The proposed “Public Policy Law on Energy Diversification through Sustainable and Alternative Renewable Energy in Puerto Rico” also moves the ball on several other clean energy initiatives.
In addition to seeking 100 percent renewable energy, the bill would eliminate coal-fired generation by 2028. It would launch a study by Puerto Rico’s Energy Bureau to set goals for energy storage. And retail energy providers would gain the ability to purchase any type of renewable energy certificates, including those created by homes and businesses using net metering.
The bill is the latest initiative by Puerto Rico’s government in response to the devastation wrought by Hurricane Maria last year, as well as resolve longstanding price and reliability issues regarding bankrupt, state-owned utility Puerto Rico Electric Power Authority (PREPA).
Central urgency in Puerto Rico
Meanwhile, Puerto Ricans are moving ahead of politics and government when it comes to their energy future.
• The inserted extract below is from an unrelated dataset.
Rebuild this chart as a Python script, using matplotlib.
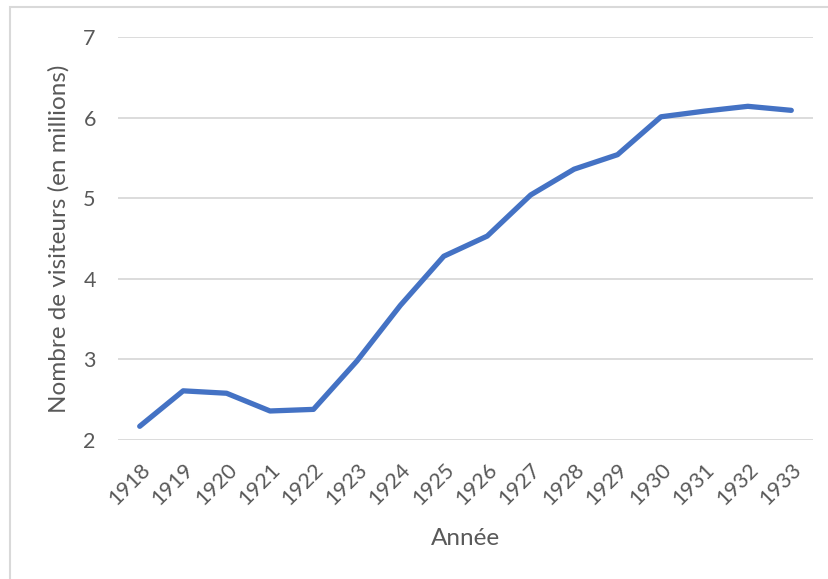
import matplotlib.pyplot as plt
from matplotlib.patches import Rectangle

# Visitors per year (millions)
years = ['1918', '1919', '1920', '1921', '1922', '1923', '1924', '1925',
         '1926', '1927', '1928', '1929', '1930', '1931', '1932', '1933']
visitors = [2.17, 2.61, 2.58, 2.36, 2.38, 2.98, 3.67, 4.28,
            4.53, 5.04, 5.36, 5.54, 6.01, 6.08, 6.14, 6.09]
yticks = [2, 3, 4, 5, 6, 7]

plt.rcParams['font.family'] = ['Lato', 'DejaVu Sans']
textcol = '#595959'

W, H = 829, 579
fig = plt.figure(figsize=(W / 100, H / 100), dpi=100)

# light chart frame (left/top edges visible, rest runs off the image)
fig.patches.append(Rectangle((10 / W, -0.1), 1.2, 1 - 7 / H + 0.1,
                             transform=fig.transFigure, fill=False,
                             edgecolor='#d9d9d9', linewidth=1.5))

ax = fig.add_axes([118 / W, 1 - 440 / H, (813 - 118) / W, (440 - 37) / H])
x = range(len(years))
ax.plot(x, visitors, color='#4472C4', linewidth=3.8, solid_capstyle='round',
        solid_joinstyle='round', zorder=3)

ax.set_xlim(-0.5, len(years) - 0.5)
ax.set_ylim(2, 7)
ax.set_yticks(yticks)
ax.set_xticks(list(x))
ax.set_xticklabels(years, rotation=45, ha='right', rotation_mode='anchor')
ax.grid(axis='y', color='#d9d9d9', linewidth=1.3)
ax.set_axisbelow(True)
for s in ax.spines.values():
    s.set_visible(False)
ax.tick_params(length=0, labelsize=15.5, colors=textcol)
ax.tick_params(axis='y', pad=16)
ax.tick_params(axis='x', pad=14)

ax.set_xlabel('Année', fontsize=17.5, color=textcol, labelpad=14)
ax.set_ylabel('Nombre de visiteurs (en millions)', fontsize=17.5, color=textcol, labelpad=10)

fig.savefig('out.png', dpi=100)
A growing number of homeowners, public services agencies and non-governmental organizations, communities and businesses are investing in solar photovoltaic (PV) and battery-based energy storage systems, as well as minigrids and microgrids.
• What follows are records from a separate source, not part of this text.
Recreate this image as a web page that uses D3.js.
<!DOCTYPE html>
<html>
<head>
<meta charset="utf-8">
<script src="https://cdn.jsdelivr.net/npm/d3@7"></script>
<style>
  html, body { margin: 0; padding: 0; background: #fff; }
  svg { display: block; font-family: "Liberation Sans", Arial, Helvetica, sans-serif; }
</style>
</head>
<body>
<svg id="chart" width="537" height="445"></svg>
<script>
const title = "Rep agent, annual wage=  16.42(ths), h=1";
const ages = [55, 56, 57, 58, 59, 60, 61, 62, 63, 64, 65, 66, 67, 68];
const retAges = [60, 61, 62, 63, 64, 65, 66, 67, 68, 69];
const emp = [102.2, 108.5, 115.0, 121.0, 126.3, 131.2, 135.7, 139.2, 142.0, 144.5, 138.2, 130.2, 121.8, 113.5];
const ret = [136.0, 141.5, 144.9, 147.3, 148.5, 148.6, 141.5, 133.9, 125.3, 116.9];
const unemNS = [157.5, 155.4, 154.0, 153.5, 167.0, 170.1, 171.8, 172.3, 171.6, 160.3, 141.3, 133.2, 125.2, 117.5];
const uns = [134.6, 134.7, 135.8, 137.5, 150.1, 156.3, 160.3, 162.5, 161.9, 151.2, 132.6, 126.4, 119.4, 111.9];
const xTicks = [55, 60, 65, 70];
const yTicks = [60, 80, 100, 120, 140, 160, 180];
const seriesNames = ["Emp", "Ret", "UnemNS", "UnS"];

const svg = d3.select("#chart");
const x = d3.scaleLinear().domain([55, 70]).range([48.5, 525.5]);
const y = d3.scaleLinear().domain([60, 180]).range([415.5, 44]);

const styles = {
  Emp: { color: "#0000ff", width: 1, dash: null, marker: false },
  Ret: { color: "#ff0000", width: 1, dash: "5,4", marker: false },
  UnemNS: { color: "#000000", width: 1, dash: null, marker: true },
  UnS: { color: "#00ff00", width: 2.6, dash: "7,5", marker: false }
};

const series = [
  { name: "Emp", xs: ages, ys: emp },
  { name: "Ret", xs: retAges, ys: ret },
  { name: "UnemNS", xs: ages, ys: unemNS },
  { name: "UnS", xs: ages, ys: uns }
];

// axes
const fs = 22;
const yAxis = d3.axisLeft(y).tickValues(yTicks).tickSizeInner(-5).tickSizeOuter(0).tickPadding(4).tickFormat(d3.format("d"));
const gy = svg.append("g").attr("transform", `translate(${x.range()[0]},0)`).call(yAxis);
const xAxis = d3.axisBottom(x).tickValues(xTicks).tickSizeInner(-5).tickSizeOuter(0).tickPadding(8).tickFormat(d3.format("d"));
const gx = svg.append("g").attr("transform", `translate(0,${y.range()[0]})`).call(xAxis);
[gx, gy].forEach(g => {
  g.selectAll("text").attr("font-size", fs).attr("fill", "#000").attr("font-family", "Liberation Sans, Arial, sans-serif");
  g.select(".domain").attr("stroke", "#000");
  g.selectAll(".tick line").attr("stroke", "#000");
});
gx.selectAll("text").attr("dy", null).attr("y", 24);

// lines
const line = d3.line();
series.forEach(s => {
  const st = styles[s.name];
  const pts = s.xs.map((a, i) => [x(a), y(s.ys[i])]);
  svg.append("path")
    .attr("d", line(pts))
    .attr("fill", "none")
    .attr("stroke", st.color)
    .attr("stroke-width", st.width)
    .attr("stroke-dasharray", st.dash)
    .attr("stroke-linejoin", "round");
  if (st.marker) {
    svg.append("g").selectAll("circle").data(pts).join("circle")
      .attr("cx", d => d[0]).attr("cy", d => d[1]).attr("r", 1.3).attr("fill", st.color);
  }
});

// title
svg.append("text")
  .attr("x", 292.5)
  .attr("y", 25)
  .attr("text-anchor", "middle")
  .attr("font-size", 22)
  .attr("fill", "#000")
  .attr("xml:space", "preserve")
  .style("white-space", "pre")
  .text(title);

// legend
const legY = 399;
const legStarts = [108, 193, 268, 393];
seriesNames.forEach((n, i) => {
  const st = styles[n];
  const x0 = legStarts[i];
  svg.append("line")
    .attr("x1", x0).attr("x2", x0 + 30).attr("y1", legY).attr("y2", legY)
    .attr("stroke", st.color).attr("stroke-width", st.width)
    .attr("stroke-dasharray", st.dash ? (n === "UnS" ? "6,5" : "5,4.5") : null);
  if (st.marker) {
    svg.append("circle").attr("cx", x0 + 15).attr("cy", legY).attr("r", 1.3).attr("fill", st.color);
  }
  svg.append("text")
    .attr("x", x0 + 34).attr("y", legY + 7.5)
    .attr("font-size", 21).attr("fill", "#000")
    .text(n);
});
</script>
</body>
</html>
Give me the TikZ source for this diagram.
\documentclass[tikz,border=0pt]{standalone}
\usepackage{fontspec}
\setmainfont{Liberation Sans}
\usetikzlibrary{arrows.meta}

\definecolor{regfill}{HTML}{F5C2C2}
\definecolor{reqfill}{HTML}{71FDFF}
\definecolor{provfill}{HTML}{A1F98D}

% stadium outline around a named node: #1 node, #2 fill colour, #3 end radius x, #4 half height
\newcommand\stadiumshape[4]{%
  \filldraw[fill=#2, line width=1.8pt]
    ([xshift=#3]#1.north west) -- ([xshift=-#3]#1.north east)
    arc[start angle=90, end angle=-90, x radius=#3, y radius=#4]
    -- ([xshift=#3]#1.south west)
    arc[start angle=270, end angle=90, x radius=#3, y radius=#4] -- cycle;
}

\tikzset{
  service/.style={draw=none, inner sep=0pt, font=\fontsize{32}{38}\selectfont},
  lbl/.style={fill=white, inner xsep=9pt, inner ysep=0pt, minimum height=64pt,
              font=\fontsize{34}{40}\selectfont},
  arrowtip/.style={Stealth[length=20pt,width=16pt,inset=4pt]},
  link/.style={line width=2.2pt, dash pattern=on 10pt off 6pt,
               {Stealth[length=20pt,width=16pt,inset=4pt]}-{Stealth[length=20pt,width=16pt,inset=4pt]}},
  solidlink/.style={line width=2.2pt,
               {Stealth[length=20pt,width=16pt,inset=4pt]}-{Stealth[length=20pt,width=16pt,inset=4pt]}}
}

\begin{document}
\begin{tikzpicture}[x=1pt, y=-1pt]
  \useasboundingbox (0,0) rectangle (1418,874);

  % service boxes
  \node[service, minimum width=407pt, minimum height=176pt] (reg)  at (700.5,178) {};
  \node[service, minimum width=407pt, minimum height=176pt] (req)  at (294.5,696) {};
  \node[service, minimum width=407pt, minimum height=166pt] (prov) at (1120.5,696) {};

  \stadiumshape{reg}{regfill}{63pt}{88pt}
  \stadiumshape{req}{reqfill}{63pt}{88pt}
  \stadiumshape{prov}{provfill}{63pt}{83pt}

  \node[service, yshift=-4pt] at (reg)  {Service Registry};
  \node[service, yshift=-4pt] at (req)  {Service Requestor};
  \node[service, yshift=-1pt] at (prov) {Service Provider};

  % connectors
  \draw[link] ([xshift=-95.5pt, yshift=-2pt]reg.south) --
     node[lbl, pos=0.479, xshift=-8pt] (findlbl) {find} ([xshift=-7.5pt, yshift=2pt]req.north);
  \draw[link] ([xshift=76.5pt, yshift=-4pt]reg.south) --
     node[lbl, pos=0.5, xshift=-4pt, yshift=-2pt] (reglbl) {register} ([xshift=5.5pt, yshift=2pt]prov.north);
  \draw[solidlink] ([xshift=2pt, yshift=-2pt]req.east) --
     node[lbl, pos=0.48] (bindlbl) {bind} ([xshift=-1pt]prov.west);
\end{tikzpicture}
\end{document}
“There’s a central sense of urgency developing that we need to be independent of the centralized grid, and industry players and Puerto Ricans are moving ahead and doing that,” said San Juan resident and Sunnova General Manager Karla Zambrana Meléndez. Sunnova is the leading residential solar energy and battery energy storage systems installation and finance company on the island.
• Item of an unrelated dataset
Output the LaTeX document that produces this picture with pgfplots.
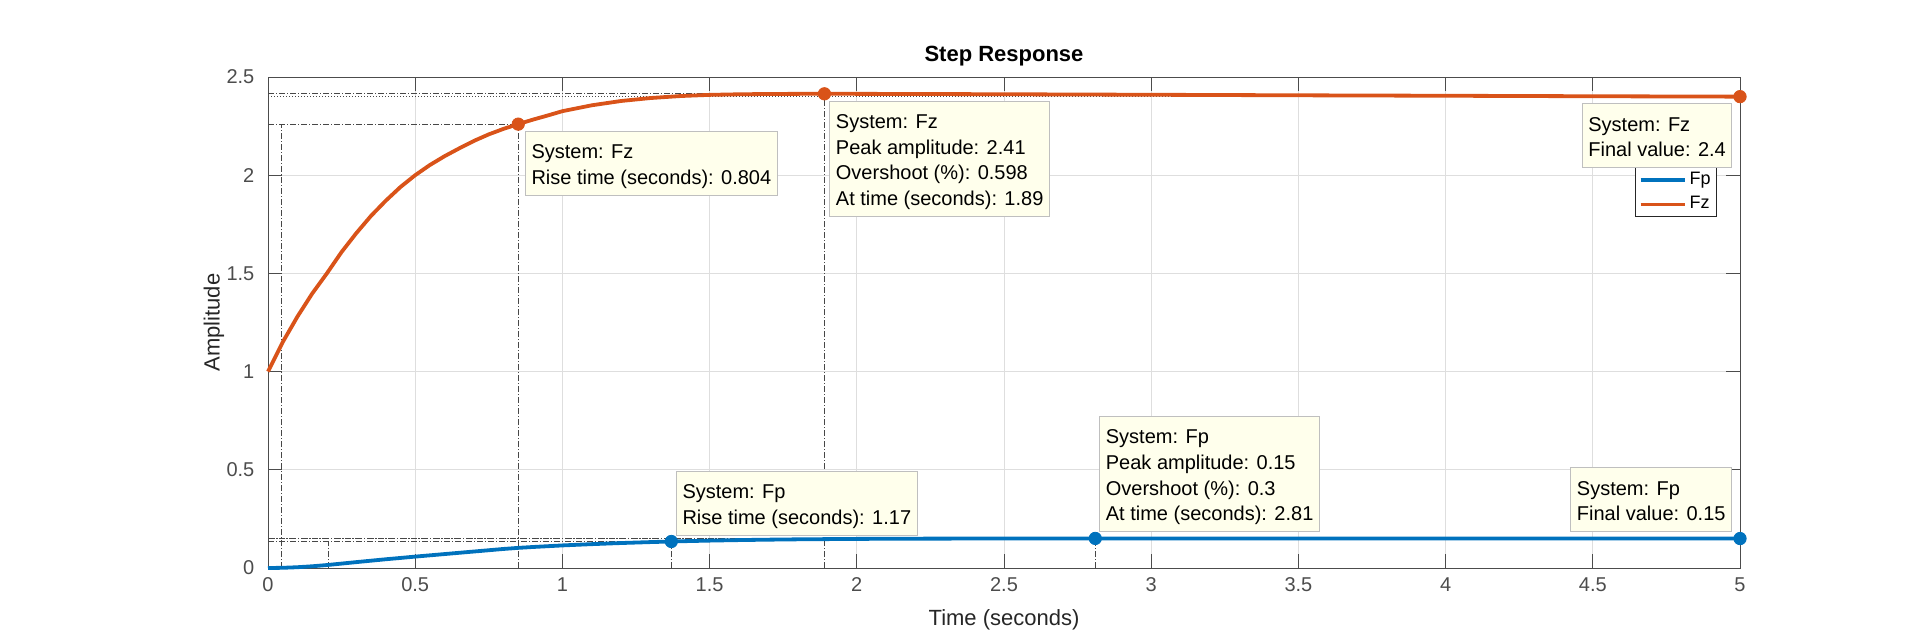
\documentclass[border=0pt]{standalone}
\usepackage{pgfplots}
\pgfplotsset{compat=1.18}
\usepackage{fontspec}
\setmainfont{Liberation Sans}
\definecolor{fpcol}{rgb}{0,0.447,0.741}
\definecolor{fzcol}{rgb}{0.85,0.325,0.098}
\definecolor{tipfill}{RGB}{255,255,236}
\tikzset{
  tipbox/.style={draw=black!25, fill=tipfill, line width=0.5pt, inner xsep=3pt, inner ysep=0pt,
    align=left, font=\fontsize{10}{12.8}\selectfont, text=black},
  charline/.style={draw=black!72, line width=0.5pt, dash pattern=on 3pt off 1pt on 0.5pt off 1pt},
  finline/.style={draw=black!72, line width=0.5pt, dash pattern=on 0.5pt off 1pt},
}
\newcommand{\tiptext}[1]{\rule{0pt}{13.7pt}#1\rule[-5.5pt]{0pt}{5.5pt}}
\begin{document}
\begin{tikzpicture}
\useasboundingbox (-134pt,-35pt) rectangle (826pt,284pt);
\begin{axis}[
  at={(0,0)}, anchor=south west,
  scale only axis, width=736pt, height=245.5pt,
  xmin=0, xmax=5, ymin=0, ymax=2.5,
  xtick={0,0.5,1,1.5,2,2.5,3,3.5,4,4.5,5},
  ytick={0,0.5,1,1.5,2,2.5},
  grid=major, major grid style={draw=black!13, line width=0.5pt},
  axis line style={draw=black!70, line width=0.5pt},
  tick style={draw=black!70, line width=0.5pt},
  major tick length=7.2pt, tick align=inside, tick pos=both,
  ticklabel style={font=\fontsize{10}{12}\selectfont, text=black!70},
  xticklabel style={yshift=-1.2pt},
  yticklabel style={xshift=-3.3pt},
  /pgf/number format/assume math mode=true,
  clip=false,
  title={\textbf{Step Response}},
  every axis title/.style={at={(axis description cs:0.5,1)}, anchor=base, yshift=7.5pt, font=\fontsize{11}{13}\selectfont, text=black},
  xlabel={Time (seconds)},
  ylabel={Amplitude},
  xlabel style={at={(axis description cs:0.5,0)}, anchor=base, yshift=-28.8pt, font=\fontsize{11}{13}\selectfont, text=black!85},
  ylabel style={at={(axis description cs:-0.0367,0.5)}, anchor=center, rotate=0, font=\fontsize{11}{13}\selectfont, text=black!85},
  legend style={at={(axis description cs:0.9844,0.8167)}, anchor=north east, draw=black!85, line width=0.5pt,
    fill=white, font=\fontsize{9}{11}\selectfont, inner xsep=1.5pt, inner ysep=0pt,
    nodes={inner sep=1.5pt, text height=6.8pt, text depth=2.5pt}, row sep=0pt},
  legend cell align=left,
  legend image code/.code={\draw[#1, line width=1.9pt] (0pt,0pt) -- (22pt,0pt);},
]
% characteristic lines
\addplot[charline, forget plot] coordinates {(0.045,0) (0.045,2.26)};
\addplot[charline, forget plot] coordinates {(0,2.26) (0.85,2.26)};
\addplot[charline, forget plot] coordinates {(0.85,0) (0.85,2.26)};
\addplot[charline, forget plot] coordinates {(0,2.4144) (1.89,2.4144)};
\addplot[charline, forget plot] coordinates {(1.89,0) (1.89,2.4144)};
\addplot[finline, forget plot] coordinates {(0,2.4) (5,2.4)};
\addplot[charline, forget plot] coordinates {(0.205,0) (0.205,0.135)};
\addplot[charline, forget plot] coordinates {(0,0.135) (1.37,0.135)};
\addplot[charline, forget plot] coordinates {(1.37,0) (1.37,0.135)};
\addplot[charline, forget plot] coordinates {(0,0.1505) (2.81,0.1505)};
\addplot[charline, forget plot] coordinates {(2.81,0) (2.81,0.1505)};
\addplot[finline, forget plot] coordinates {(0,0.15) (5,0.15)};
% Fp
\addplot[color=fpcol, line width=1.9pt, line join=round] coordinates {
(0,0.0000) (0.05,0.0010) (0.1,0.0040) (0.15,0.0088) (0.2,0.0150) (0.25,0.0225)
(0.3,0.0300) (0.4,0.0445) (0.5,0.0580) (0.6,0.0710) (0.7,0.0840) (0.8,0.0970)
(0.85,0.1025) (0.9,0.1070) (1.0,0.1150) (1.1,0.1215) (1.2,0.1272) (1.3,0.1320)
(1.37,0.1350) (1.4,0.1362) (1.5,0.1395) (1.6,0.1422) (1.7,0.1443) (1.8,0.1460)
(2.0,0.1482) (2.2,0.1494) (2.5,0.1502) (2.81,0.1505) (3.0,0.1504) (3.5,0.1503)
(4.0,0.1502) (4.5,0.1501) (5.0,0.1500)};
\addlegendentry{Fp}
% Fz
\addplot[color=fzcol, line width=1.9pt, line join=round] coordinates {
(0,1.000) (0.05,1.150) (0.1,1.280) (0.15,1.397) (0.2,1.500) (0.25,1.609)
(0.3,1.705) (0.35,1.793) (0.4,1.870) (0.45,1.940) (0.5,2.000) (0.55,2.052)
(0.6,2.097) (0.65,2.137) (0.7,2.175) (0.75,2.208) (0.8,2.236) (0.85,2.260)
(0.9,2.283) (0.95,2.304) (1.0,2.326) (1.1,2.356) (1.2,2.378) (1.3,2.393)
(1.4,2.403) (1.5,2.409) (1.6,2.412) (1.7,2.4135) (1.8,2.4142) (1.89,2.4144)
(2.0,2.4142) (2.2,2.4135) (2.5,2.4122) (3.0,2.4095) (3.5,2.4068) (4.0,2.4045)
(4.5,2.4020) (5.0,2.4000)};
\addlegendentry{Fz}
% markers
\addplot[only marks, mark=*, mark size=3.1pt, color=fpcol, forget plot] coordinates {(1.37,0.135) (2.81,0.1505) (5,0.15)};
\addplot[only marks, mark=*, mark size=3.1pt, color=fzcol, forget plot] coordinates {(0.85,2.26) (1.89,2.4144) (5,2.4)};
% anchor points for datatips
\coordinate (t1) at (axis cs:0.873,2.227);
\coordinate (t2) at (axis cs:1.907,2.379);
\coordinate (t3) at (axis cs:4.974,2.366);
\coordinate (t4) at (axis cs:1.386,0.165);
\coordinate (t5) at (axis cs:2.824,0.182);
\coordinate (t6) at (axis cs:4.973,0.182);
\end{axis}
\node[tipbox, anchor=north west] at (t1) {\tiptext{System: Fz\\Rise time (seconds): 0.804}};
\node[tipbox, anchor=north west] at (t2) {\tiptext{System: Fz\\Peak amplitude: 2.41\\Overshoot (\%): 0.598\\At time (seconds): 1.89}};
\node[tipbox, anchor=north east] at (t3) {\tiptext{System: Fz\\Final value: 2.4}};
\node[tipbox, anchor=south west] at (t4) {\tiptext{System: Fp\\Rise time (seconds): 1.17}};
\node[tipbox, anchor=south west] at (t5) {\tiptext{System: Fp\\Peak amplitude: 0.15\\Overshoot (\%): 0.3\\At time (seconds): 2.81}};
\node[tipbox, anchor=south east] at (t6) {\tiptext{System: Fp\\Final value: 0.15}};
\end{tikzpicture}
\end{document}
The bill’s authors say that the proposed Public Energy Policy Law of Puerto Rico (for short) would guide creation of an energy system that’s resilient, reliable and robust, with fair and reasonable tariffs for all classes of consumers. If enacted, it would also help consumers generate their own energy and facilitate interconnection to distributed generation and microgrids.
Furthermore, it would modify the 1941 Puerto Rico Electricity Power Authority (PREPA) Law to restructure the Government Board of the Electric Power Authority so as to align the regulatory body’s policies and decision-making with the bill’s aims and goals.
A 180-degree shift
Puerto Ricans’ lives, and their views and actions regarding energy, turned 180 degrees in the wake of Hurricane Maria, according to Zambrana Meléndez. Customers, by and large, wanted grid-connected PV systems before Hurricane Maria. Since then, Sunnova has been installing solar-plus-storage systems exclusively.
“Customers are willing to pay for resiliency, and they’re asking for solar-plus-storage,” Zambrana Meléndez said.
The company, along with its business partners and industry peers, has been lobbying government to ensure that solar, energy storage and distributed energy play a central role in the national energy strategy the government is expected to present to the public by year-end, she said.
Fine for interconnection delays
One key aspect of the proposed renewable energy bill is that it would ensure that the interconnection process isn’t unnecessarily long or onerous for consumers. It would limit the interconnection of “non-exporting systems” (those that don’t send electricity back on to the grid) to simply notifiying the utility. In addition, it would limit the time the utility takes to interconnect behind-the-meter, solar-plus-storage systems that do export electricity to the grid to 90 days. Failure to do so would result in a fine of $1,000 per day per system, according to Meghan Nutting, executive vice president, policy and communications for Sunnova.
“Very few bills in the past have included enforcement mechanisms. This bill goes further than any other by including penalties for not meeting deadlines, Nutting said.
But Nutting added the bill could go further. “It’s still important PREPA is overseen by a strong, bipartisan, independent regulator, and the legislation could include more language to assure that.”
Looking ahead, members of the special commission on energy need to pass the bill in order for it to be presented and voted on by Puerto Rico’s House of Representatives and Senate. It would then move on to Governor Ricard Roselló.
Sunnova expects the bill will pass into law, and before year-end, when the government is due to present its new energy market and regulatory strategy, according to Zambrana Meléndez.
If the bill becomes law, Puerto Rico would join a growing worldwide movement by cities, states and countries to pursue 100 percent renewable energy or similar clean energy goals. For example, California Gov. Jerry Brown last month signed into law a mandate that the state achieve 100 percent zero-carbon electricity by 2045. Separately, California also enacted a law to streamline microgrid interconnection and make other changes to encourage microgrid development.